The inquiry notes that “while the Canadian genocide targets all Indigenous peoples, Indigenous women, girls and 2SLGBTQQIA people are particularly targeted. Statistics consistently show that rates of violence against Métis, Inuit, and First Nations women, girls, and 2SLGBTQQIA people are much higher than for non-Indigenous women in Canada.”
The classification of these tragedies as“genocide” may be controversial to some, but the report notes that by definition, the word is fitting.

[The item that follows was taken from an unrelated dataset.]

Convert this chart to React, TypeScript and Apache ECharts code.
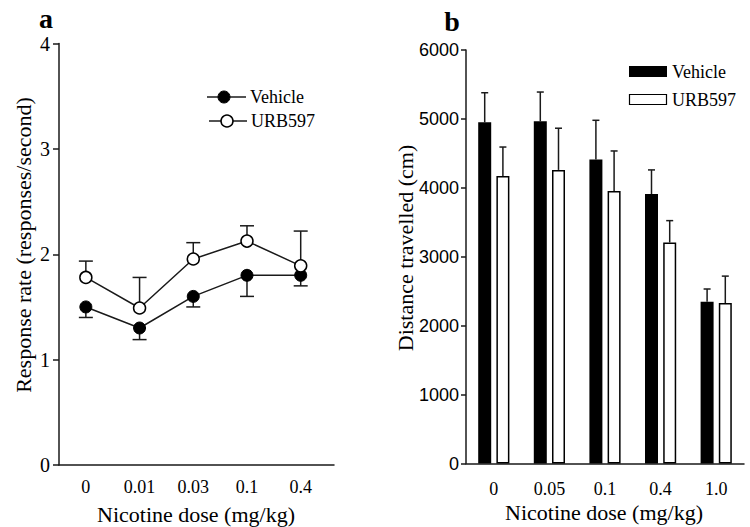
import React, { useEffect, useRef } from "react";
import * as echarts from "echarts";

// Panel a: response rate
const doseA = ["0", "0.01", "0.03", "0.1", "0.4"];
const vehicleA = [1.5, 1.3, 1.6, 1.8, 1.8];
const vehicleAErr = [0.1, 0.11, 0.1, 0.2, 0.1];
const urbA = [1.78, 1.49, 1.955, 2.125, 1.89];
const urbAErr = [0.155, 0.29, 0.155, 0.145, 0.33];
const yTicksA = [0, 1, 2, 3, 4];

// Panel b: distance travelled
const doseB = ["0", "0.05", "0.1", "0.4", "1.0"];
const vehicleB = [4950, 4965, 4410, 3910, 2348];
const vehicleBErr = [430, 425, 570, 350, 184];
const urbB = [4172, 4260, 3955, 3207, 2329];
const urbBErr = [420, 605, 580, 317, 390];
const yTicksB = [0, 1000, 2000, 3000, 4000, 5000, 6000];

const SERIF = '"Liberation Serif", "Times New Roman", serif';
const SANS = '"Liberation Sans", Arial, sans-serif';
const INK = "#1a1a1a";

const BAR_W = 13;
const BAR_GAP = 0.4;

export default function App() {
  const ref = useRef<HTMLDivElement>(null);

  useEffect(() => {
    if (!ref.current) return;
    const chart = echarts.init(ref.current, undefined, { renderer: "svg" });

    const errA = (hw: number) => (params: any, api: any) => {
      const x = api.value(0);
      const y = api.value(1);
      const e = api.value(2);
      const p1 = api.coord([x, y]);
      const p2 = api.coord([x, e]);
      const st = { stroke: INK, lineWidth: 1.5 };
      return {
        type: "group",
        children: [
          { type: "line", shape: { x1: p1[0], y1: p1[1], x2: p2[0], y2: p2[1] }, style: st },
          { type: "line", shape: { x1: p2[0] - hw, y1: p2[1], x2: p2[0] + hw, y2: p2[1] }, style: st },
        ],
      };
    };

    const errB = (side: number) => (params: any, api: any) => {
      const i = api.value(0);
      const y = api.value(1);
      const e = api.value(2);
      const off = side * (BAR_W / 2 + (BAR_W * BAR_GAP) / 2);
      const p1 = api.coord([i, y]);
      const p2 = api.coord([i, e]);
      const x = p1[0] + off;
      const hw = 3.5;
      const st = { stroke: INK, lineWidth: 1.5 };
      return {
        type: "group",
        children: [
          { type: "line", shape: { x1: x, y1: p1[1], x2: x, y2: p2[1] }, style: st },
          { type: "line", shape: { x1: x - hw, y1: p2[1], x2: x + hw, y2: p2[1] }, style: st },
        ],
      };
    };

    const axisLine = { show: true, onZero: false, lineStyle: { color: INK, width: 1.5 } };

    const option: any = {
      animation: false,
      backgroundColor: "#fff",
      grid: [
        { left: 59, top: 43.5, width: 275, height: 421.5 },
        { left: 466, top: 50, width: 278, height: 413.5 },
      ],
      xAxis: [
        {
          type: "value",
          gridIndex: 0,
          min: -0.5,
          max: 4.62,
          interval: 0.5,
          axisLine,
          axisTick: { show: false },
          splitLine: { show: false },
          axisLabel: {
            margin: 13,
            color: "#000",
            fontFamily: SERIF,
            fontSize: 18,
            showMinLabel: false,
            showMaxLabel: false,
            formatter: (v: number) => {
              const r = Math.round(v);
              if (Math.abs(v - r) < 1e-6 && r >= 0 && r < doseA.length) return doseA[r];
              return "";
            },
          },
        },
        {
          type: "category",
          gridIndex: 1,
          data: doseB,
          axisLine,
          axisTick: { show: false },
          splitLine: { show: false },
          axisLabel: { margin: 16, color: "#000", fontFamily: SERIF, fontSize: 18 },
        },
      ],
      yAxis: [
        {
          type: "value",
          gridIndex: 0,
          min: yTicksA[0],
          max: yTicksA[yTicksA.length - 1],
          interval: 1,
          axisLine,
          axisTick: { show: true, length: 6, lineStyle: { color: INK, width: 1.5 } },
          splitLine: { show: false },
          axisLabel: { margin: 9, color: "#000", fontFamily: SERIF, fontSize: 20, formatter: (v: number) => String(v) },
        },
        {
          type: "value",
          gridIndex: 1,
          min: yTicksB[0],
          max: yTicksB[yTicksB.length - 1],
          interval: 1000,
          axisLine,
          axisTick: { show: true, length: 5, lineStyle: { color: INK, width: 1.5 } },
          splitLine: { show: false },
          axisLabel: { margin: 7, color: "#000", fontFamily: SANS, fontSize: 18, formatter: (v: number) => String(v) },
        },
      ],
      series: [
        {
          type: "custom",
          name: "VehicleErrA",
          xAxisIndex: 0,
          yAxisIndex: 0,
          z: 1,
          renderItem: errA(7),
          encode: { x: 0, y: 1 },
          data: vehicleA.map((v, i) => [i, v, v - vehicleAErr[i]]),
        },
        {
          type: "custom",
          name: "URBErrA",
          xAxisIndex: 0,
          yAxisIndex: 0,
          z: 1,
          renderItem: errA(7),
          encode: { x: 0, y: 1 },
          data: urbA.map((v, i) => [i, v, v + urbAErr[i]]),
        },
        {
          type: "line",
          name: "Vehicle",
          xAxisIndex: 0,
          yAxisIndex: 0,
          z: 3,
          symbol: "circle",
          symbolSize: 12,
          lineStyle: { color: INK, width: 1.5 },
          itemStyle: { color: "#000", borderColor: "#000", borderWidth: 1 },
          data: vehicleA.map((v, i) => [i, v]),
        },
        {
          type: "line",
          name: "URB597",
          xAxisIndex: 0,
          yAxisIndex: 0,
          z: 3,
          symbol: "circle",
          symbolSize: 12,
          showAllSymbol: true,
          lineStyle: { color: INK, width: 1.5 },
          itemStyle: { color: "#fff", borderColor: "#000", borderWidth: 1.5 },
          data: urbA.map((v, i) => [i, v]),
        },
        {
          type: "bar",
          name: "Vehicle",
          xAxisIndex: 1,
          yAxisIndex: 1,
          barWidth: BAR_W,
          barGap: BAR_GAP * 100 + "%",
          itemStyle: { color: "#000" },
          data: vehicleB,
        },
        {
          type: "bar",
          name: "URB597",
          xAxisIndex: 1,
          yAxisIndex: 1,
          barWidth: BAR_W,
          barGap: BAR_GAP * 100 + "%",
          itemStyle: { color: "#fff", borderColor: "#000", borderWidth: 1.5 },
          data: urbB,
        },
        {
          type: "custom",
          name: "VehicleErrB",
          xAxisIndex: 1,
          yAxisIndex: 1,
          z: 4,
          renderItem: errB(-1),
          encode: { x: 0, y: 1 },
          data: vehicleB.map((v, i) => [i, v, v + vehicleBErr[i]]),
        },
        {
          type: "custom",
          name: "URBErrB",
          xAxisIndex: 1,
          yAxisIndex: 1,
          z: 4,
          renderItem: errB(1),
          encode: { x: 0, y: 1 },
          data: urbB.map((v, i) => [i, v, v + urbBErr[i]]),
        },
      ],
      graphic: [
        // panel letters
        { type: "text", x: 46, y: 18, style: { text: "a", font: `bold 28px ${SERIF}`, fill: "#000", textAlign: "center", textVerticalAlign: "middle" } },
        { type: "text", x: 452, y: 21, style: { text: "b", font: `bold 28px ${SERIF}`, fill: "#000", textAlign: "center", textVerticalAlign: "middle" } },
        // axis titles
        { type: "text", x: 196, y: 514, style: { text: "Nicotine dose (mg/kg)", font: `22px ${SERIF}`, fill: "#000", textAlign: "center", textVerticalAlign: "middle" } },
        { type: "text", x: 604, y: 512, style: { text: "Nicotine dose (mg/kg)", font: `22px ${SERIF}`, fill: "#000", textAlign: "center", textVerticalAlign: "middle" } },
        { type: "text", x: 23, y: 245, rotation: Math.PI / 2, style: { text: "Response rate (responses/second)", font: `22px ${SERIF}`, fill: "#000", textAlign: "center", textVerticalAlign: "middle" } },
        { type: "text", x: 405, y: 248, rotation: Math.PI / 2, style: { text: "Distance travelled (cm)", font: `22px ${SERIF}`, fill: "#000", textAlign: "center", textVerticalAlign: "middle" } },
        // legend a
        { type: "line", shape: { x1: 207, y1: 97, x2: 246, y2: 97 }, style: { stroke: INK, lineWidth: 1.5 } },
        { type: "circle", shape: { cx: 224, cy: 97, r: 6 }, style: { fill: "#000", stroke: "#000", lineWidth: 1 } },
        { type: "text", x: 250, y: 97, style: { text: "Vehicle", font: `18px ${SERIF}`, fill: "#000", textAlign: "left", textVerticalAlign: "middle" } },
        { type: "line", shape: { x1: 209, y1: 121, x2: 247, y2: 121 }, style: { stroke: INK, lineWidth: 1.5 } },
        { type: "circle", shape: { cx: 227, cy: 121, r: 6 }, style: { fill: "#fff", stroke: "#000", lineWidth: 1.5 } },
        { type: "text", x: 251, y: 121, style: { text: "URB597", font: `18px ${SERIF}`, fill: "#000", textAlign: "left", textVerticalAlign: "middle" } },
        // legend b
        { type: "rect", shape: { x: 629, y: 66, width: 38, height: 11 }, style: { fill: "#000" } },
        { type: "text", x: 672, y: 72, style: { text: "Vehicle", font: `18px ${SERIF}`, fill: "#000", textAlign: "left", textVerticalAlign: "middle" } },
        { type: "rect", shape: { x: 629.5, y: 94.5, width: 37, height: 10 }, style: { fill: "#fff", stroke: "#000", lineWidth: 1.2 } },
        { type: "text", x: 672, y: 100, style: { text: "URB597", font: `18px ${SERIF}`, fill: "#000", textAlign: "left", textVerticalAlign: "middle" } },
      ],
    };

    chart.setOption(option);
    return () => chart.dispose();
  }, []);

  return (
    <div
      ref={ref}
      style={{ position: "absolute", left: 0, top: 0, width: 750, height: 527, background: "#fff" }}
    />
  );
}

It defines genocide by quoting scholar Raphael Lemkin, who explained that “genocide does not necessarily mean the immediate destruction of a nation,” but that it is aimed at the “disintegration of the political and social institutions, of culture, language, national feelings, religion, and the economic existence of national groups, and the destruction of the personal security, liberty, health, dignity, and even the lives of the individuals belonging to such groups.”
In an interview with Global News, Gilda Morgan, an elder with the Tla’amin Nation on the Sunshine Coast said “genocide” is the perfect word to describe the devastation to her people: “I agree with the strong wording because as an Indigenous woman I am six times more likely to be murdered.”
The chief commissioner of the report, former B.C. judge Marion Buller, was met with cheers and applause, according to CTV News, when she outlined the "persistent and deliberate pattern of systemic racial and gendered human- and Indigenous-rights violations and abuses, perpetuated historically and maintained today by the Canadian state.” She told hundreds of onlookers: “This is genocide.”
The inquiry, officially launched in 2016 and plagued with delays and budget woes, concluded that the number of women who have been killed or gone missing is unknown, but in the thousands. According to the report:
"Despite the National Inquiry’s best efforts to gather all of the truths relating to the missing and murdered, we conclude that no one knows an exact number of missing and murdered Indigenous women, girls, and 2SLGBTQQIA people in Canada. Thousands of women’s deaths or disappearances have likely gone unrecorded over the decades, and many families likely did not feel ready or safe to share with the National Inquiry before our timelines required us to close registration.”